Why is it worth expending the effort on the boot protocol you suggest (which so far is not well defined) when there is already a portable, well-defined standard that others are already following?
Thanks, Mark.
Hi,
I tend to mostly agree with this, we might look for alternative solutions for speeding up guest startup in the future but in general if getting ACPI in the guest for ARM64 requires also getting UEFI, then I can personally live with that, especially if we strive to have the kind of optimized virtualized UEFI you mention.
We can in the meantime use these patches to test the "fast path" to the guest by just hardcoding or passing on the command line what is needed to be able to test information reading from ACPI from the guest side.
I cc: my colleagues Jani and Paul which have more the use case in mind and might correct me there.

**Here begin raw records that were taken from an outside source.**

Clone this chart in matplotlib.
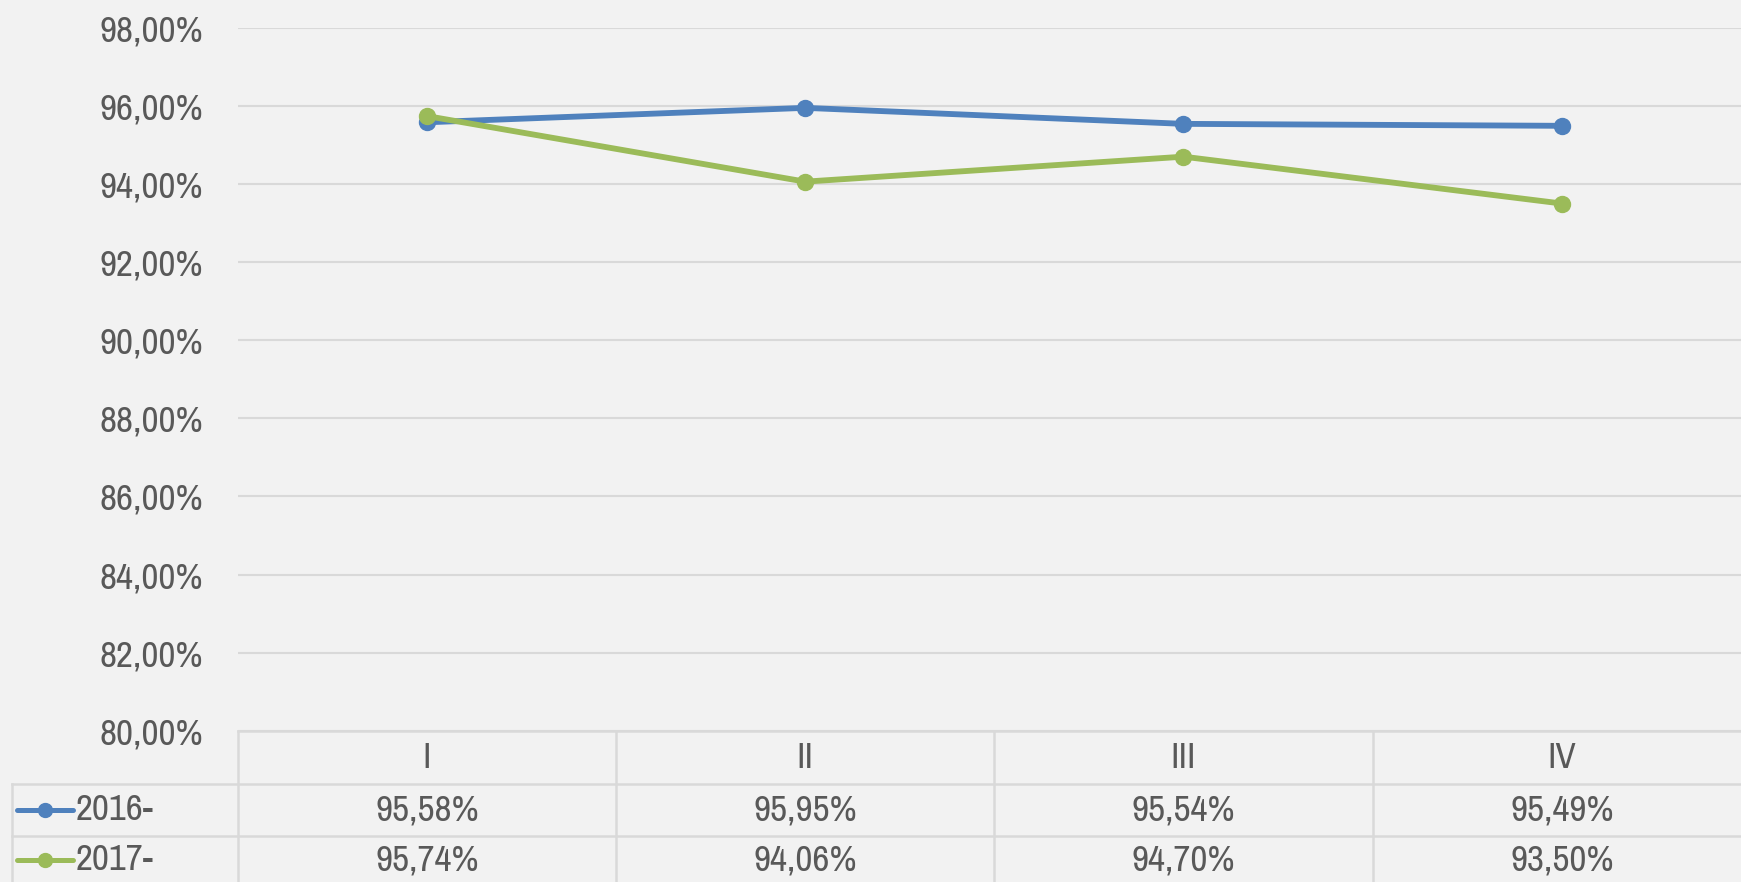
import numpy as np
import matplotlib.pyplot as plt
import matplotlib.transforms as mtransforms
from matplotlib.lines import Line2D
from matplotlib.ticker import FuncFormatter, MultipleLocator


# ---  DATA  --- #
# -------------- #
categories = ['I', 'II', 'III', 'IV']
series_names = ['2016-', '2017-']
values_2016 = [95.58, 95.95, 95.54, 95.49]
values_2017 = [95.74, 94.06, 94.70, 93.50]
series_colors = ['#4f81bd', '#9bbb59']


# ---  HELPERS  --- #
# ----------------- #
W, H = 1741, 882
TEXT_COLOR = '#595959'
GRID_COLOR = '#d9d9d9'
FS = 29


def fx(px):
    return px / W


def fy(py):
    # pixel row (from top) -> figure fraction
    return 1 - py / H


def pct(v):
    return f'{v:.2f}'.replace('.', ',') + '%'


# ---   MAIN   --- #
# ---------------- #
plt.rcParams['font.family'] = ['Pragati Narrow', 'Liberation Sans', 'DejaVu Sans']
fig = plt.figure(figsize=(W / 100, H / 100), dpi=100, facecolor='#f2f2f2')

# Axes geometry: column width 378.3 px, first column starts at 237.7 px
x_left, col_w = 237.7, 378.3
y_top, y_bottom = 27.8, 730.7
ax = fig.add_axes([fx(x_left), fy(y_bottom), fx(4 * col_w), (y_bottom - y_top) / H])
ax.set_facecolor('none')

x = np.arange(len(categories))
for vals, color in zip([values_2016, values_2017], series_colors):
    ax.plot(x, vals, color=color, lw=4.2, marker='o', ms=11.5,
            solid_capstyle='round', clip_on=False, zorder=3)

ax.set_xlim(-0.5, len(categories) - 0.5)
ax.set_ylim(80, 98)
ax.yaxis.set_major_locator(MultipleLocator(2))
ax.yaxis.set_major_formatter(FuncFormatter(lambda v, _: pct(v)))
ax.set_xticks([])
ax.tick_params(axis='y', length=0, pad=25, labelsize=FS, labelcolor=TEXT_COLOR)
ax.grid(axis='y', color=GRID_COLOR, lw=1.5)
ax.set_axisbelow(True)
for s in ax.spines.values():
    s.set_visible(False)

# ---  DATA TABLE  --- #
trans = mtransforms.blended_transform_factory(ax.transData, fig.transFigure)
ftrans = fig.transFigure
row_tops = [730.7, 784.3, 835.7]
label_left = 11.7
table_kw = dict(color=GRID_COLOR, lw=1.8, clip_on=False)

# horizontal lines
fig.add_artist(Line2D([-0.5, 3.6], [fy(row_tops[0])] * 2, transform=trans, **table_kw))
for r in row_tops[1:]:
    fig.add_artist(Line2D([fx(label_left), 1.01], [fy(r)] * 2, transform=ftrans, **table_kw))
# vertical lines
for b in np.arange(len(categories) + 1) - 0.5:
    fig.add_artist(Line2D([b, b], [fy(row_tops[0]), 0], transform=trans, **table_kw))
fig.add_artist(Line2D([fx(label_left)] * 2, [fy(row_tops[1]), 0], transform=ftrans, **table_kw))

# header texts
for i, c in enumerate(categories):
    fig.text(i, fy(757.5), c, transform=trans, ha='center', va='center',
             fontsize=FS, color=TEXT_COLOR)

# series rows
row_centers = [810, 860]
for name, vals, color, yc in zip(series_names, [values_2016, values_2017],
                                 series_colors, row_centers):
    fig.add_artist(Line2D([fx(17), fx(73)], [fy(yc)] * 2, transform=ftrans,
                          color=color, lw=3.6, solid_capstyle='round'))
    fig.add_artist(Line2D([fx(45)], [fy(yc)], transform=ftrans, color=color,
                          marker='o', ms=10, ls='none'))
    fig.text(fx(76), fy(yc), name, ha='left', va='center', fontsize=FS,
             color=TEXT_COLOR)
    for i, v in enumerate(vals):
        fig.text(i, fy(yc), pct(v), transform=trans, ha='center', va='center',
                 fontsize=FS, color=TEXT_COLOR)

plt.savefig('out.png', dpi=100, facecolor=fig.get_facecolor())
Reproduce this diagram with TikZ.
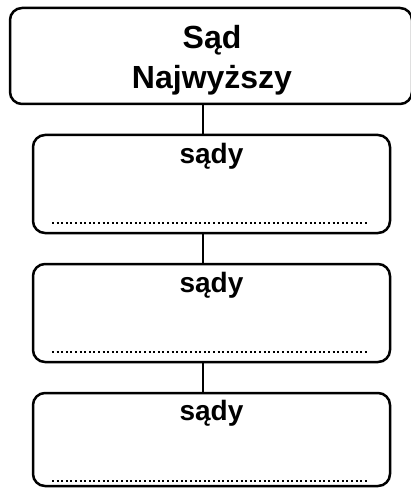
\documentclass[tikz,border=0pt]{standalone}
\usepackage{fontspec}
\setmainfont{Liberation Sans}
\usepackage{tikz}

\begin{document}
\begin{tikzpicture}[x=1pt, y=-1pt, every node/.style={rectangle, inner sep=0pt, outer sep=0pt}]
	\tikzset{court/.style={draw, line width=2.5pt, rounded corners=12pt}}
	\tikzset{dots/.style={line width=2pt, dash pattern=on 2pt off 2.6pt}}
	\useasboundingbox (0,0) rectangle (411,489);
	\node[court, minimum width=402pt, minimum height=96pt] (sn) at (211,56) {};
	\node[align=center, font=\bfseries\fontsize{32}{40}\selectfont] at (212,60) {Sąd\\Najwyższy};
	\node[court, minimum width=357pt, minimum height=98pt] (s1) at (211.5,184)   {};
	\node[court, minimum width=357pt, minimum height=98pt] (s2) at (211.5,313)   {};
	\node[court, minimum width=357pt, minimum height=93pt] (s3) at (211.5,439.5) {};
	\coordinate (axis) at (203,0);
	\foreach \lvl/\up in {s1/21, s2/21, s3/20}
	\node[font=\bfseries\fontsize{28}{32}\selectfont] at ([yshift=-\up pt]\lvl.north) {sądy};
	\foreach \lvl/\gap in {s1/10, s2/10, s3/5}
	\draw[dots] ([xshift=19pt, yshift=\gap pt]\lvl.south west) -- ([xshift=-22pt, yshift=\gap pt]\lvl.south east);
	\foreach \from/\to in {sn/s1, s1/s2, s2/s3}
	\draw[line width=1.5pt] (\from.south -| axis) -- (\to.north -| axis);
\end{tikzpicture}
\end{document}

For x86 though what is the state of UEFI in QEMU? Is it relying on the OVMF project to provide the firmware images if I understand correctly.. How is it working out in practice? Should the same kind of approach be taken for ARM64?
As mentioned by others, I'd rather see an implementation of ACPI in QEMU which learns from the experience of X86 (and possibly shares some code if possible), rather than going in a different direction by creating device trees first, and then converting them to ACPI tables somewhere in the firmware, just because device trees are "already there", for the reasons which have already been mentioned before by Igor and others.
I wouldn't want for ACPI to be "sort of" supported in QEMU, but with a limited functionality which makes it not fully useful in practice. I'd rather see it as a first class citizen instead, including the ability to run AML code.